Convex Set with Empty Interior Lies in an Affine Set

Look at $d+1$, the largest number of affinely independent points from $C$. Let $x_0$, $\ldots$, $x_d$ one such affinely independent subset of largest size. Note that every other point is an affine combination of the points $x_k$, so lies in the affine subspace generated by them, which is of dimension $d$.

If $d < n$ then this subspace is contained in an affine hyperplane.

If $d=n$, then $C$ contains $d+1$ affinely independent points. Since $C$ is convex, it will also contain the convex hull of those $n+1$ points. Now, in an $n$-dimensional space the convex hull of $n+1$ affinely independent points has non-empty interior. So the interior of $C$ is non-empty.
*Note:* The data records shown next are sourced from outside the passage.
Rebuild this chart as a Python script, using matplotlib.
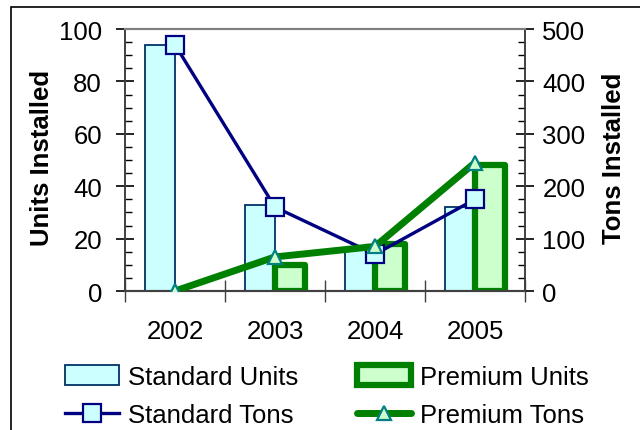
import matplotlib
matplotlib.use("Agg")
import numpy as np
from matplotlib import pyplot as plt
from matplotlib.patches import Rectangle

years = ["2002", "2003", "2004", "2005"]
standard_units = [94, 33, 16, 32]
premium_units = [0, 10, 18, 48]
standard_tons = [470, 160, 70, 175]
premium_tons = [0, 65, 85, 245]

plt.rcParams['font.family'] = ['Liberation Sans', 'DejaVu Sans']
FS = 18.5

fig = plt.figure(figsize=(6.4, 4.31), dpi=100)
# chart area border (right/bottom edges fall outside the picture)
fig.patches.append(Rectangle((11 / 640, -0.1), 1.2, 1 - 8 / 431 + 0.1,
                             transform=fig.transFigure, fill=False,
                             edgecolor='black', linewidth=1.2))

ax = fig.add_axes([125 / 640, 1 - 292 / 431, 400 / 640, 262 / 431])
ax2 = ax.twinx()

x = np.arange(len(years))
w = 0.3
ax.bar(x - w / 2, standard_units, w, color='#CCFFFF', edgecolor='#003366',
       linewidth=1.3, label='Standard Units', zorder=2)
prem = [v if v > 0 else np.nan for v in premium_units]
ax.bar(x + w / 2, prem, w, color='#CCFFCC', edgecolor='#008000',
       linewidth=4.5, joinstyle='round', label='Premium Units', zorder=2)

ax2.plot(x, standard_tons, color='#000080', linewidth=2.4, marker='s',
         markersize=13, markerfacecolor='#CCFFFF', markeredgecolor='#000080',
         markeredgewidth=1.6, label='Standard Tons', zorder=3)
ax2.plot(x, premium_tons, color='#008000', linewidth=5, solid_capstyle='round',
         marker='^', markersize=10, markerfacecolor='#CCFFCC',
         markeredgecolor='#008080', markeredgewidth=1.6,
         label='Premium Tons', zorder=4)

ax.set_xlim(-0.5, 3.5)
ax.set_ylim(0, 100)
ax2.set_ylim(0, 500)
ax.set_xticks(x)
ax.set_xticklabels(years)
ax.set_xticks(np.arange(-0.5, 4, 1), minor=True)
ax.set_yticks(np.arange(0, 101, 20))
ax.set_yticks(np.arange(0, 101, 5), minor=True)
ax2.set_yticks(np.arange(0, 501, 100))
ax2.set_yticks(np.arange(0, 501, 25), minor=True)

ax.tick_params(axis='x', which='major', length=0, labelsize=FS, pad=20)
ax.tick_params(axis='x', which='minor', direction='inout', length=16, width=1,
               color='#404040')
ax.tick_params(axis='y', which='major', direction='inout', length=13, width=1.2,
               labelsize=FS, pad=10)
ax.tick_params(axis='y', which='minor', direction='in', length=5, width=1)
ax2.tick_params(axis='y', which='major', direction='inout', length=13, width=1.2,
                labelsize=FS, pad=6)
ax2.tick_params(axis='y', which='minor', direction='in', length=5, width=1)

for a in (ax, ax2):
    a.spines['top'].set_color('#808080')
    a.spines['top'].set_linewidth(1.5)
    a.spines['bottom'].set_color('#404040')
    a.spines['bottom'].set_linewidth(1.5)
    a.spines['left'].set_color('#404040')
    a.spines['right'].set_color('#404040')
    a.spines['left'].set_linewidth(1.2)
    a.spines['right'].set_linewidth(1.2)

ax.set_ylabel('Units Installed', fontsize=FS, fontweight='bold')
ax.yaxis.set_label_coords(-0.1775, 0.51)
ax2.set_ylabel('Tons Installed', fontsize=FS, fontweight='bold', rotation=90)
ax2.yaxis.set_label_coords(1.1925, 0.51)

h1, l1 = ax.get_legend_handles_labels()
h2, l2 = ax2.get_legend_handles_labels()
handles = [h1[0], h2[0], h1[1], h2[1]]
labels = [l1[0], l2[0], l1[1], l2[1]]
fig.legend(handles, labels, ncol=2, frameon=False, fontsize=FS,
           loc='center', bbox_to_anchor=(327 / 640, 1 - 397 / 431),
           handlelength=2.1, handleheight=0.8, handletextpad=0.35,
           columnspacing=2.3, labelspacing=0.55, borderpad=0)

fig.savefig('out.png', dpi=100)
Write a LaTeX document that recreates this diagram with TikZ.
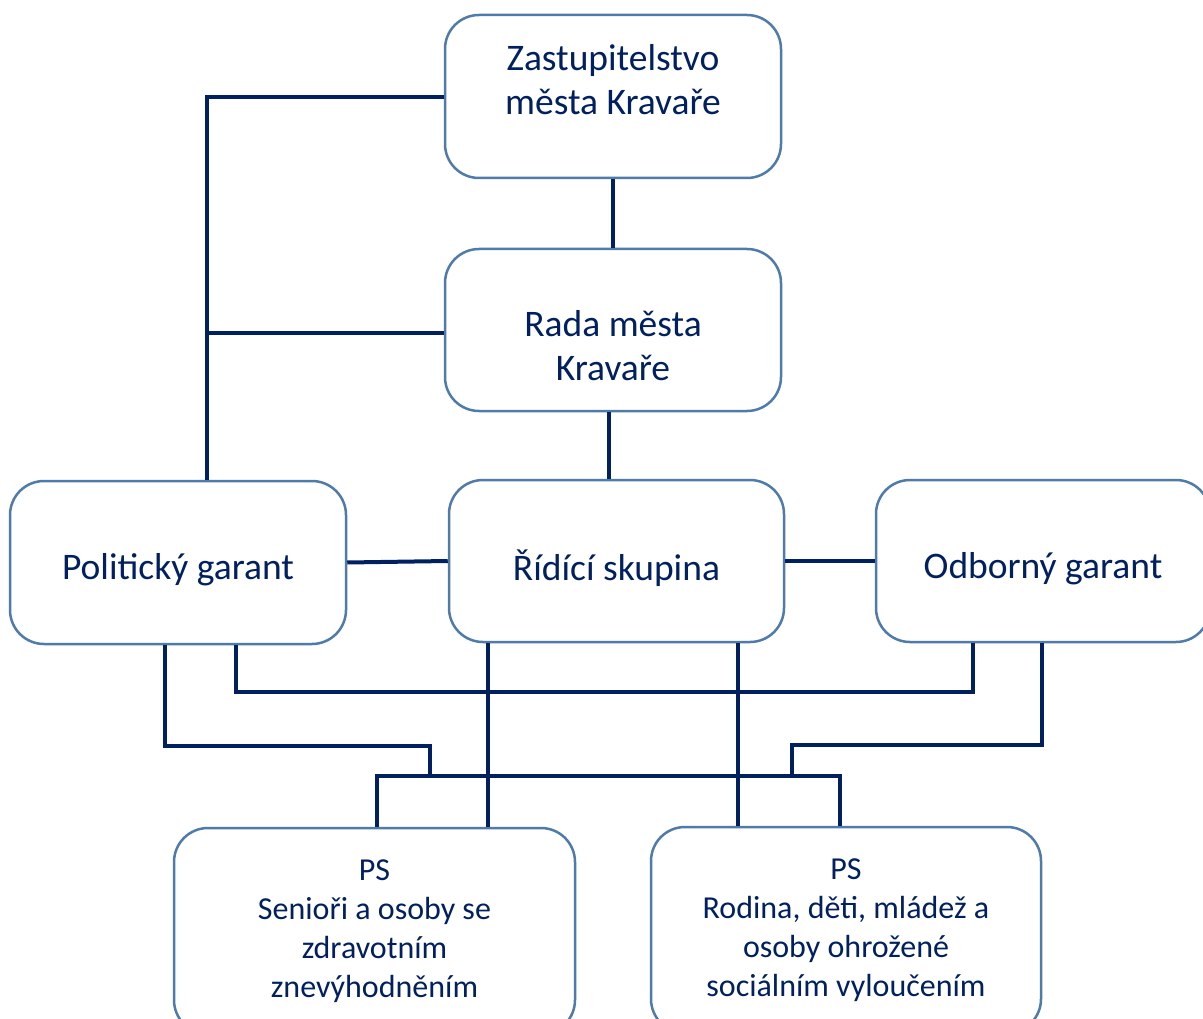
\documentclass[tikz,border=0pt]{standalone}
\usepackage{fontspec}
\setmainfont{Carlito}
\definecolor{navy}{HTML}{002060}
\definecolor{boxblue}{HTML}{4E7BAA}
\begin{document}
\begin{tikzpicture}[x=1pt,y=-1pt,
 box/.style={draw=boxblue, line width=2.5pt, rounded corners=34pt, fill=white, inner sep=0pt},
 conn/.style={draw=navy, line width=4pt},
 big/.style={text=navy, font=\fontsize{37.5}{44}\selectfont, align=center},
 small/.style={text=navy, font=\fontsize{32}{39.2}\selectfont, align=center}]
\useasboundingbox (0,0) rectangle (1203,1019);
\fill[white] (0,0) rectangle (1203,1019);

\node[box, minimum width=336pt, minimum height=163pt,
  label={[big, yshift=16.5pt]center:{Zastupitelstvo\\města Kravaře}}] (z) at (613,96.5) {};
\node[box, minimum width=336pt, minimum height=162pt,
  label={[big, yshift=-16pt]center:{Rada města\\Kravaře}}] (r) at (613,330) {};
\node[box, minimum width=336pt, minimum height=163pt,
  label={[big, yshift=-7.5pt]center:{Politický garant}}] (pg) at (178,562.5) {};
\node[box, minimum width=335pt, minimum height=162pt,
  label={[big, yshift=-7pt]center:{Řídící skupina}}] (rs) at (616.5,561) {};
\node[box, minimum width=334pt, minimum height=162pt,
  label={[big, yshift=-8pt]center:{Odborný garant}}] (og) at (1043,561) {};
\node[box, minimum width=401pt, minimum height=206pt,
  label={[small, yshift=0pt]center:{PS\\Senioři a osoby se\\zdravotním\\znevýhodněním}}] (bl) at (374.5,931) {};
\node[box, minimum width=390pt, minimum height=206pt,
  label={[small, yshift=0pt]center:{PS\\Rodina, děti, mládež a\\osoby ohrožené\\sociálním vyloučením}}] (br) at (846,930) {};

% coordinates for bends
\coordinate (l1) at (207,97);
\coordinate (l2) at (207,333);
\coordinate (c1) at (609,0);
\coordinate (a1) at (236,692);
\coordinate (a2) at (973,692);
\coordinate (m1) at (165,746);
\coordinate (m2) at (430,746);
\coordinate (m3) at (430,776);
\coordinate (p1) at (1042,745);
\coordinate (p2) at (792,745);
\coordinate (p3) at (792,776);
\coordinate (q1) at (377,776);
\coordinate (q2) at (840,776);
\coordinate (v1) at (488,0);
\coordinate (v2) at (738,0);

\draw[conn] (z.south) -- (r.north);
\draw[conn] (r.south -| c1) -- (rs.north -| c1);
\draw[conn] (pg.north -| l1) -- (l1) -- (z.west |- l1);
\draw[conn] (l2) -- (r.west |- l2);
\draw[conn] (pg.east) -- (rs.west);
\draw[conn] (rs.east) -- (og.west);
\draw[conn] (pg.south -| a1) -- (a1) -- (a2) -- (og.south -| a2);
\draw[conn] (pg.south -| m1) -- (m1) -- (m2) -- (m3);
\draw[conn] (og.south -| p1) -- (p1) -- (p2) -- (p3);
\draw[conn] (bl.north -| q1) -- (q1) -- (q2) -- (br.north -| q2);
\draw[conn] (rs.south -| v1) -- (bl.north -| v1);
\draw[conn] (rs.south -| v2) -- (br.north -| v2);
\end{tikzpicture}
\end{document}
Let $C$ be a convex with empty interior of $R^n$. Suppose that $C$ contains two points $x_1,x_2$ then it contains the segment $[x_1,x_2]$, if $C$ is not contained in the affine line $D_2$ which contains $x_1,x_2$ then there exists an element $x_3$ of $C$ not in $D_2$, thus the 2 simplex $[x_1,x_2,x_3]$ is contained in $C$, recursively suppose constructed a $i-1$-simplex $[x_1,...,x_i]\subset C$, if $C$ is not contained in the affine $i-1$-plane $D_i$ which contains $[x_1,...,x_i]$, you have $x_{i+1}\in C$ not in the $i-1$-plan $D_i$, thus $C$ contains $[x_1,....,x_{i+1}]$. This shows that if $C$ is not contained in an affine subspace of $R^n$ distinct of $R^n$, then it contains a $n$ simplex $[x_1,...,x_{n+1}]$ so its interior is not empty.